One of the hardest parts of conducting this study was narrowing down its focus and deciding what approaches to exclude from the parameters of the project. Many of those “discarded” ideas might be interesting in terms of future research. For instance, because of the size and scope of this project, and because of the unique benefits of studying the particular timeframe that we have isolated here, a deeper investigation into the earliest incantations of the Church’s crisis response have been omitted. Indeed, Pope John Paul II was well aware of the nascent scandal, and began both the process of public response, and private cover-up, which was to embody the Church’s approach for decades.  A version of this project would likely be organized chronologically and start in the early 1980s rather than in 2019, as is the case here.

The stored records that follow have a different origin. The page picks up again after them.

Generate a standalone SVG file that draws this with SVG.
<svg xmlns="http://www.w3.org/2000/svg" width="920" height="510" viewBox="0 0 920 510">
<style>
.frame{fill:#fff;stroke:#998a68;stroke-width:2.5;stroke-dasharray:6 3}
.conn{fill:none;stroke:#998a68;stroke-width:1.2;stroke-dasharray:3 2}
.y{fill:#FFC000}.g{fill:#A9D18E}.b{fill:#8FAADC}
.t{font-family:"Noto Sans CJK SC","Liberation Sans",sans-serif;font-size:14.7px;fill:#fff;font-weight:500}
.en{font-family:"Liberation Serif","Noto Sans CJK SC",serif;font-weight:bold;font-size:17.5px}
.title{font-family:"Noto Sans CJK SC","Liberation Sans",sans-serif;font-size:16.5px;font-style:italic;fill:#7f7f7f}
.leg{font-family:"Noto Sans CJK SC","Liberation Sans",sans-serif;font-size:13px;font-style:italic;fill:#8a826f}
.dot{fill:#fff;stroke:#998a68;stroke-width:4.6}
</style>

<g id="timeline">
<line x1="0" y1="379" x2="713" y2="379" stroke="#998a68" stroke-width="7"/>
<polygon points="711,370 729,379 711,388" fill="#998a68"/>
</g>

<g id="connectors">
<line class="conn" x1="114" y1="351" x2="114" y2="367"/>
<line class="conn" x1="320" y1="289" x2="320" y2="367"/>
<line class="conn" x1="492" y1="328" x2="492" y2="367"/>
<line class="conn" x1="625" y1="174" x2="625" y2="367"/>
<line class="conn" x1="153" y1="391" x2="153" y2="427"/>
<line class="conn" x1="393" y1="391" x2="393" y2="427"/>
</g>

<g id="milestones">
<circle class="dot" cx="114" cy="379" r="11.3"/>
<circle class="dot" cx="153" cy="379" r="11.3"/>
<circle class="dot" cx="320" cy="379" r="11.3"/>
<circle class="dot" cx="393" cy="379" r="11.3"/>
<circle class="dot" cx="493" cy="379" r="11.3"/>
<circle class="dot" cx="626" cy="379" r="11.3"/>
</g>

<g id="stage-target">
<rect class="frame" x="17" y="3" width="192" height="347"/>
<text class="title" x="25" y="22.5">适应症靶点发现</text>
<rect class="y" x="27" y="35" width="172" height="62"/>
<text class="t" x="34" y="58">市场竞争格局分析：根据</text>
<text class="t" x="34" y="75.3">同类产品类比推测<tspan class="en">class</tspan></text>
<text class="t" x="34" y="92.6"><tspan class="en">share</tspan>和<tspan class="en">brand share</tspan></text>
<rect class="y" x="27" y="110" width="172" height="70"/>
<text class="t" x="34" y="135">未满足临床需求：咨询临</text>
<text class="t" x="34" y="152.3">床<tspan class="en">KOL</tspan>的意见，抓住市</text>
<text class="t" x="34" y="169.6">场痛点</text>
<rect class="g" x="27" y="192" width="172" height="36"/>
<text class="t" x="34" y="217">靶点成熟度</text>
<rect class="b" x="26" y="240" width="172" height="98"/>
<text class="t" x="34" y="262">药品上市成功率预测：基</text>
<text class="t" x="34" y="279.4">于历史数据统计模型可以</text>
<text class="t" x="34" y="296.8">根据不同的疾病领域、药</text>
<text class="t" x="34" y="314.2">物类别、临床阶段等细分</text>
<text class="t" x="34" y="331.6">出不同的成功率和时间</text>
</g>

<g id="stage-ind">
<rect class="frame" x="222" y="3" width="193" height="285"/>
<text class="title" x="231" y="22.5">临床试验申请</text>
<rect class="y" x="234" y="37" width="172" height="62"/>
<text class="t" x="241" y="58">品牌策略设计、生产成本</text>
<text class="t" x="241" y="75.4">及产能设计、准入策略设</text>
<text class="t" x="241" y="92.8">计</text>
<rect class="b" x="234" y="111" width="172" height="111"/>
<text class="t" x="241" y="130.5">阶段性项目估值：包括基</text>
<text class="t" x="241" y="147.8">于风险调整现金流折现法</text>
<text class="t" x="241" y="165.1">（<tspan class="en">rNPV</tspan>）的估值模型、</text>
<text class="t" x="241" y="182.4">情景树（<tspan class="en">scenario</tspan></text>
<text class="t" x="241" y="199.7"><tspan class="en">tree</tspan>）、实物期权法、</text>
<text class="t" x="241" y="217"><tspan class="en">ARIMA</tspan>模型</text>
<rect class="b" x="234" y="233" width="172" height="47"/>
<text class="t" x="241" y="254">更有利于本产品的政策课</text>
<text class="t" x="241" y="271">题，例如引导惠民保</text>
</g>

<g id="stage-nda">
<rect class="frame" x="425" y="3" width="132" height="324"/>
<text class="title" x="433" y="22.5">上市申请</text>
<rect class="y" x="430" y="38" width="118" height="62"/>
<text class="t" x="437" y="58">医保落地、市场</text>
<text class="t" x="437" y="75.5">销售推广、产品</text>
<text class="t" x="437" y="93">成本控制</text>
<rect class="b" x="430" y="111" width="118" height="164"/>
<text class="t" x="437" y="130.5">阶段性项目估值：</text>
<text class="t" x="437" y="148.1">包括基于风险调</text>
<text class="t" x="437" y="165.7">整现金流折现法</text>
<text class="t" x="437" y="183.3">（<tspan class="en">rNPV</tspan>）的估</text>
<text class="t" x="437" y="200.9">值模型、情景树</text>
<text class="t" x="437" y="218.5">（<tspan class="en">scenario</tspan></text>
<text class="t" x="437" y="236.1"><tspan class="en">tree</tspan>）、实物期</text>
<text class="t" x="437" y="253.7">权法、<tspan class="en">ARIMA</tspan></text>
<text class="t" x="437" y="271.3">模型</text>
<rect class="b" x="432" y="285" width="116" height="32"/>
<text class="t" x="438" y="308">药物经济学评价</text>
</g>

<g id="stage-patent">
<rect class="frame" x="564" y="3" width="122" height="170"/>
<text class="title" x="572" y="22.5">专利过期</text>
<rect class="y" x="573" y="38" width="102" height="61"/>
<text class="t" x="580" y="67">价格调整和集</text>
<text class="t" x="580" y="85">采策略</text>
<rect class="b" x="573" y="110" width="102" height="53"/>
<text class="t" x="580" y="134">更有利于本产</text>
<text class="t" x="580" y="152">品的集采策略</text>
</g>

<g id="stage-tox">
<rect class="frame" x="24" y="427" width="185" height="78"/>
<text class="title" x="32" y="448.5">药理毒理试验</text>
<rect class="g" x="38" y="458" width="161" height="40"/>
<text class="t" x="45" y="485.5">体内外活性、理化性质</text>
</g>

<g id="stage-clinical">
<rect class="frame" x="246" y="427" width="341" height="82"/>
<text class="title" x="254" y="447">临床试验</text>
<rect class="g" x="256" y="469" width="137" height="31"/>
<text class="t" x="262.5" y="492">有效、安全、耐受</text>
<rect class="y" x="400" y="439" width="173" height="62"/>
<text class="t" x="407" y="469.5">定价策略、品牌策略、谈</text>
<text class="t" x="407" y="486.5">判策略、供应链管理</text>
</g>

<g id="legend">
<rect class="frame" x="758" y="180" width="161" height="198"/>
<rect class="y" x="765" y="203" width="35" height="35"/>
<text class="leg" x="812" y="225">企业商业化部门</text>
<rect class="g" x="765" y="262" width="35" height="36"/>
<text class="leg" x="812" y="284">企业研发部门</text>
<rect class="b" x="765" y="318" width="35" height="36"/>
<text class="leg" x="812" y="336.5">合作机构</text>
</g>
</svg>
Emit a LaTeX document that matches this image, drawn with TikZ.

Additionally, there is obviously a quantitative counterpart to this study in which one could use questionnaires and surveys to gauge the relative in/effectiveness of the crisis communication strategies employed by the leadership of the Catholic Church. Likewise, quantitative studies could be conducted with non-Catholics or other concerned public audiences in order to establish a comparison group(s), and to gauge the effect of image repair strategies among out-groups. It would be helpful to have hard evidence that backed our conclusions, rather than ultimately making an assertion (albeit a well-educated and painstakingly researched one) about how audiences would likely respond in a given situation, given similar situational and rhetorical constraints. Another avenue of potential research could be related to the ongoing nature of the scandal, and the evolving nature of Pope Francis’ response. It would be interesting to track the trajectory of Catholic image repair discourse as the scandal continues to unfold, new cases and allegations continue to surface, and new public and internal pressures continue to mount. Will Pope Francis continue to employ the correct image repair approaches? Will the Catholic religion recover from this crisis and continue to exist as one of the world’s dominant religions? This article hopefully helps to foment and inform projects which ask these types of questions.